# Given exercise
Leave the pictures out and quote every line from the start of the listing to the line with "sd_within = 3.31", inclusive.

— start —

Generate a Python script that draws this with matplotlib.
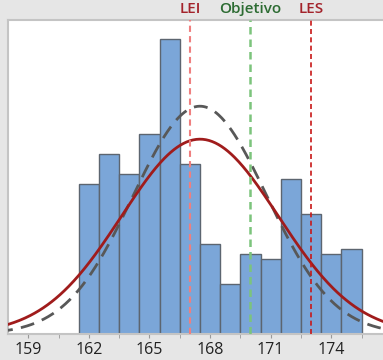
import numpy as np
from matplotlib import pyplot as plt

# histogram data (bin centres, counts)
bin_centres = [162, 163, 164, 165, 166, 167, 168, 169, 170, 171, 172, 173, 174, 175]
counts = [30, 36, 32, 40, 59, 34, 18, 10, 16, 15, 31, 24, 16, 17]

# fitted distribution parameters
mean = 167.5
sd_overall = 3.87
sd_within = 3.31

# specification limits
spec_names = ['LEI', 'Objetivo', 'LES']
spec_values = [167, 170, 173]
spec_line_colors = ['#ef7f7f', '#7cc47c', '#c81818']
spec_text_colors = ['#a3232b', '#2c6b32', '#a3232b']
spec_widths = [1.5, 1.8, 1.2]

tick_values = [159, 162, 165, 168, 171, 174]
minor_ticks = [160.5, 163.5, 166.5, 169.5, 172.5, 175.5]

W, H = 383, 360
fig = plt.figure(figsize=(W / 100, H / 100), dpi=100)
fig.patch.set_facecolor('#e6e6e6')
ax = fig.add_axes([8 / W, 26 / H, (W - 8) / W + 0.01, (334 - 20) / H])
ax.set_facecolor('white')

ax.bar(bin_centres, counts, width=1.0, color='#7ba6d8', edgecolor='#5c6570',
       linewidth=1.0, zorder=2)

n = sum(counts)
x = np.linspace(157, 178, 400)


def normal_curve(sd):
    return n / (sd * np.sqrt(2 * np.pi)) * np.exp(-(x - mean) ** 2 / (2 * sd ** 2))


ax.plot(x, normal_curve(sd_within), color='#585858', lw=2.0,
        dashes=(5, 3), zorder=3)
ax.plot(x, normal_curve(sd_overall), color='#a01c1c', lw=2.0, zorder=4)

for name, val, lc, tc, lw in zip(spec_names, spec_values, spec_line_colors,
                                   spec_text_colors, spec_widths):
    ax.axvline(val, color=lc, lw=lw, dashes=(3, 2), zorder=5)
    ax.text(val, 1.012, name, transform=ax.get_xaxis_transform(), ha='center',
            va='bottom', color=tc, fontsize=11, fontweight='semibold',
            family='Open Sans')

ax.set_xlim(158, 176.75)
ax.set_ylim(0, 62.8)
ax.set_yticks([])
ax.set_xticks(tick_values)
ax.set_xticks(minor_ticks, minor=True)
ax.set_xticklabels([str(t) for t in tick_values], fontsize=11.5,
                   family='Open Sans', color='#222222')
ax.tick_params(axis='x', which='both', length=3, color='#999999', pad=3)

for side in ['top', 'left', 'right', 'bottom']:
    ax.spines[side].set_color('#c4c4c4')
    ax.spines[side].set_linewidth(1.5)

fig.savefig('out.png', dpi=100, facecolor=fig.get_facecolor())
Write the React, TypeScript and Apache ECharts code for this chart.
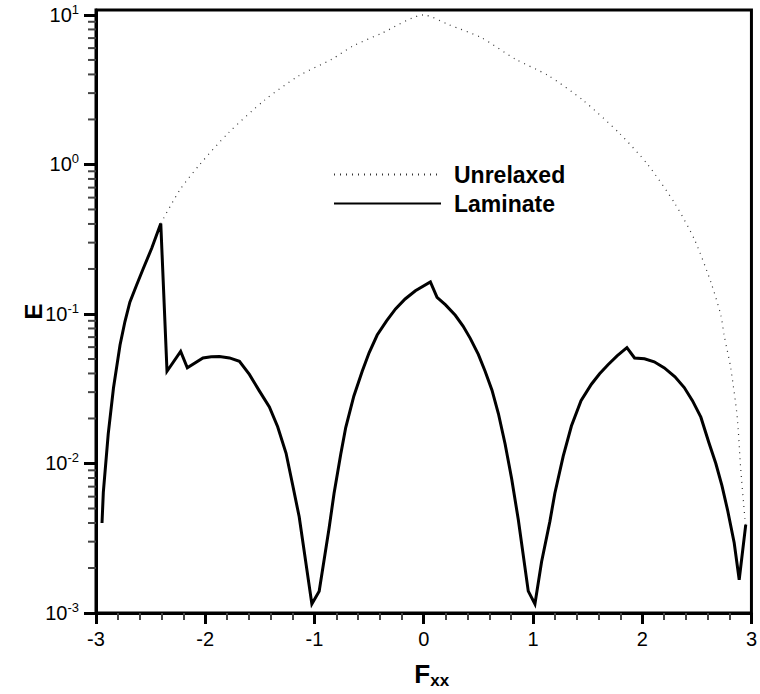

— end —

# Result of the exercise
Generate a Python script that draws this with matplotlib.
import numpy as np
from matplotlib import pyplot as plt

# histogram data (bin centres, counts)
bin_centres = [162, 163, 164, 165, 166, 167, 168, 169, 170, 171, 172, 173, 174, 175]
counts = [30, 36, 32, 40, 59, 34, 18, 10, 16, 15, 31, 24, 16, 17]

# fitted distribution parameters
mean = 167.5
sd_overall = 3.87
sd_within = 3.31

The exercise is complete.